Özellikle Mesleki Eğitim Merkezleri (MESEM) uygulaması, çocuk işçiliğini meşrulaştıran ve yaygınlaştıran bir sistem haline gelmiştir. Yaklaşık 1,5 milyon öğrenci MESEM'e kayıtlıdır ve bunların yaklaşık 300 bini 18 yaş altı çocuklardır. Bu sistemde, çocuklar 'eğitim' adı altında haftanın dört günü ucuz işgücü olarak çalıştırılmakta, can vermektedir. Şu ana kadar MESEM kapsamında çalışırken yaşamını yitiren çocuk sayısı en az 11'dir.
TÜİK verilerine göre, çocukların işgücüne katılım oranı 2024 itibarıyla yüzde 24,9'a ulaşmış; yani her 4 çocuktan 1'i çalışmaktadır. Bu oran, 2022'de yüzde 18,7, 2023'te yüzde 22,1'di. Çocuk işçiliği hızla artarken, iktidar film izler gibi izlemekte; çözüm üretmek yerine bu tabloyu derinleştiren adımlar atmaktadır.
Aynı şekilde çocuk yoksulluğuna ilişkin veriler, çocukların beslenme ve gelişim açısından da derin bir eşitsizlikle karşı karşıya olduğunu ortaya koyuyor. Çocukların yalnızca yüzde 12,7'si her gün et, tavuk ya da balık tüketebiliyor; yüzde 10,9'u baklagilleri (fasulye, nohut, mercimek) her gün tüketebiliyor. Sadece yüzde 33'ü her gün sebze, yüzde 50,5'i ise meyve tüketebiliyor. Her gün tahıl ürünleriyle (ekmek, makarna vb.) beslenen çocukların oranı ise yüzde 62,4. Hayvansal süt ürünlerini her gün tüketebilen çocuk oranı yüzde 57,8. Bu veriler 2022 yılına ait.

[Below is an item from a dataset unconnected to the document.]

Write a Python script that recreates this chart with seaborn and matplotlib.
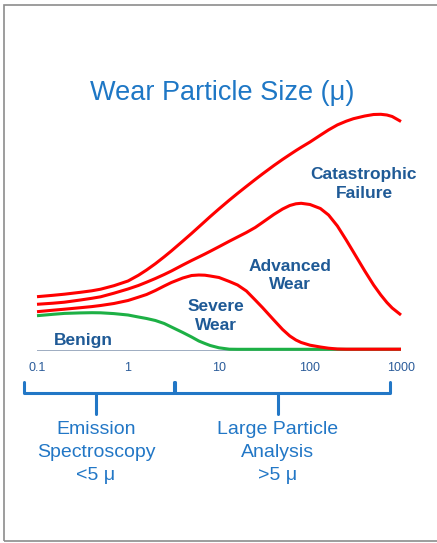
import numpy as np
import pandas as pd
import matplotlib
matplotlib.use("Agg")
import matplotlib.pyplot as plt
import seaborn as sns
from matplotlib.patches import Rectangle

# ---------------------------------------------------------------------------
# Data (relative wear level vs particle size, microns)
# ---------------------------------------------------------------------------
size_um = [0.1, 0.15, 0.2, 0.3, 0.4, 0.5, 0.7, 1, 1.3, 1.6, 2, 2.5, 3, 4, 5,
           6, 7, 8, 10, 13, 16, 20, 25, 30, 40, 50, 60, 70, 80, 100, 130, 160,
           200, 250, 300, 400, 500, 600, 700, 800, 1000]

benign = [34.8, 36.2, 37.1, 37.6, 37.8, 37.7, 36.9, 35.5, 33.5, 32.0, 30.0,
          27.0, 23.5, 18.0, 13.5, 9.5, 7.0, 5.0, 2.7, 1.3, 1.2, 1.2, 1.2, 1.2,
          1.2, 1.2, 1.2, 1.2, 1.2, 1.2, 1.2, 1.2, 1.2, 1.2, 1.2, 1.2, 1.2, 1.2,
          1.2, 1.2, 1.2]
severe = [38.8, 40.3, 41.3, 42.8, 43.9, 45.0, 47.0, 50.0, 53.3, 56.0, 60.0,
          64.5, 68.0, 72.5, 75.0, 75.5, 75.3, 74.5, 73.0, 69.0, 65.5, 59.5,
          50.5, 43.0, 30.5, 21.0, 14.5, 10.5, 8.0, 5.3, 3.5, 2.3, 1.5, 1.3,
          1.3, 1.3, 1.3, 1.3, 1.3, 1.3, 1.3]
advanced = [46.2, 47.3, 48.3, 50.5, 52.2, 53.7, 57.3, 61.5, 65.0, 68.3, 72.0,
            76.0, 79.5, 85.5, 90.0, 93.5, 96.5, 99.2, 103.8, 109.3, 113.5,
            118.0, 123.0, 128.0, 136.0, 141.5, 145.0, 146.7, 147.2, 146.0,
            142.0, 135.5, 124.5, 110.5, 98.5, 79.5, 65.5, 55.5, 48.0, 42.5,
            35.5]
catastrophic = [53.8, 55.2, 56.3, 58.2, 59.7, 61.3, 64.8, 69.5, 75.2, 80.5,
                86.8, 93.7, 99.6, 109.4, 117.1, 123.6, 129.1, 133.9, 141.6,
                150.4, 157.1, 164.1, 171.0, 176.5, 184.9, 191.1, 195.9, 199.9,
                203.2, 208.5, 215.3, 220.6, 225.6, 229.3, 231.8, 234.5, 236.0,
                236.2, 235.5, 234.0, 229.0]

tick_values = [0.1, 1, 10, 100, 1000]
tick_labels = ["0.1", "1", "10", "100", "1000"]

df = pd.DataFrame({
    "size": size_um * 4,
    "level": benign + severe + advanced + catastrophic,
    "stage": (["Benign"] * len(size_um) + ["Severe"] * len(size_um)
              + ["Advanced"] * len(size_um) + ["Catastrophic"] * len(size_um)),
})

# ---------------------------------------------------------------------------
# Figure set-up
# ---------------------------------------------------------------------------
sns.set_theme(style="white")
plt.rcParams["font.family"] = ["Liberation Sans", "DejaVu Sans"]

W, H = 437, 543
fig = plt.figure(figsize=(W / 100, H / 100), dpi=100)
# axes: x 0.1..1000 spans px 37..401, y 0..250 spans px 350.5..100.5
ax = fig.add_axes([37 / W, (H - 350.5) / H, 364 / W, 250 / H])

palette = {"Benign": "#1DB045", "Severe": "#FF0000",
           "Advanced": "#FF0000", "Catastrophic": "#FF0000"}
sns.lineplot(data=df, x="size", y="level", hue="stage",
             hue_order=["Benign", "Severe", "Advanced", "Catastrophic"],
             palette=palette, linewidth=2.2, legend=False, ax=ax,
             solid_capstyle="butt")
for ln in ax.lines:
    ln.set_clip_on(False)

ax.set_xscale("log")
ax.set_xlim(0.1, 1000)
ax.set_ylim(0, 250)
ax.axhline(0, color="#8496B0", lw=1.1, zorder=0)
for s in ax.spines.values():
    s.set_visible(False)
ax.set_xticks(tick_values)
ax.set_xticklabels(tick_labels)
ax.minorticks_off()
ax.tick_params(axis="x", length=0, pad=8.5, labelsize=9, labelcolor="#2B5C9A")
ax.set_yticks([])
ax.set_xlabel("")
ax.set_ylabel("")
ax.grid(False)

# stage labels
lab = dict(ha="center", va="center", fontsize=12.5, fontweight="bold",
           color="#1F5A96", linespacing=1.3)
ax.text(392, 166.5, "Catastrophic\nFailure", **lab)
ax.text(60, 75, "Advanced\nWear", **lab)
ax.text(9.3, 34.5, "Severe\nWear", **lab)
ax.text(0.32, 10, "Benign", **lab)

# title
fig.text(222 / W, 1 - 93 / H, "Wear Particle Size (\u03bc)", ha="center",
         va="center", fontsize=19.5, color="#1E77C5")

# brackets below the axis
bc = "#2277C6"
y_top, y_mid, y_bot = -31.5, -42.5, -63.5
ax.plot([0.072, 0.072, 3.2, 3.2], [y_top, y_mid, y_mid, y_top], color=bc,
        lw=2.2, clip_on=False, solid_joinstyle="round")
ax.plot([3.3, 3.3, 757, 757], [y_top, y_mid, y_mid, y_top], color=bc,
        lw=2.2, clip_on=False, solid_joinstyle="round")
ax.plot([0.444, 0.444], [y_mid, y_bot], color=bc, lw=2.2, clip_on=False)
ax.plot([44, 44], [y_mid, y_bot], color=bc, lw=2.2, clip_on=False)

txt = dict(ha="center", va="top", fontsize=14, color=bc, linespacing=1.47)
ax.text(0.444, -70, "Emission\nSpectroscopy\n<5 \u03bc", **txt)
ax.text(44, -70, "Large Particle\nAnalysis\n>5 \u03bc", **txt)

# slide border
fig.patches.append(Rectangle((4 / W, 1 - 541 / H), 440 / W, 536 / H,
                             transform=fig.transFigure, fill=False,
                             edgecolor="#8C8C8C", lw=1.2))

fig.savefig("out.png", dpi=100)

"Türkiye'nin çocuk işçiliği karnesi ise AKP'nin zihniyet sorunudur"
TÜİK, çocukların yaşam koşullarına dair daha güncel bir araştırmayı 2,5 yıldır yayınlamamaktadır. İktidar verileri gizleyerek gerçekleri yok saymaya çalışmaktadır. Oysa çocuklar her gün daha derin bir yoksulluğa, daha büyük bir eşitsizliğe uyanıyor. Türkiye'nin çocuk işçiliği karnesi ise AKP'nin zihniyet sorunudur. Son 12 yılda en az 766, AKP döneminde en az bin 921, 2013'ten bu yana 18 yaşında olan en az 212 çocuk işçi, iş cinayetlerinde yaşamını yitirmiştir.
"Çocukların sesi olmaya devam edeceğiz"
CHP olarak biz, çocukları işgücü değil; hak öznesi olarak görüyoruz. Çocuk işçiliğiyle mücadelede kararlılıkla şunları savunuyoruz. Çocuk işçiliğini teşvik eden MESEM gibi uygulamalara son verilmelidir. Kamusal, nitelikli, parasız eğitim tüm çocuklar için bir hak olarak sağlanmalıdır.• Çocuk işçiliğine ekonomik gerekçelerle başvurmanın önüne geçilmelidir. Çocuk koruma sistemleri güçlendirilmeli, denetimler artırılmalı, yasa ihlallerine sıfır tolerans uygulanmalıdır. İş cinayetlerine karşı kapsamlı iş sağlığı ve güvenliği reformları yapılmalıdır.Çocukların yoksullukla boğuşmadığı, ölmediği, çalışmak zorunda kalmadığı bir Türkiye mümkündür. CHP olarak çocukların insanca yaşayabileceği bir gelecek için mücadelemizi sürdürecek, çocukların sesi olmaya devam edeceğiz."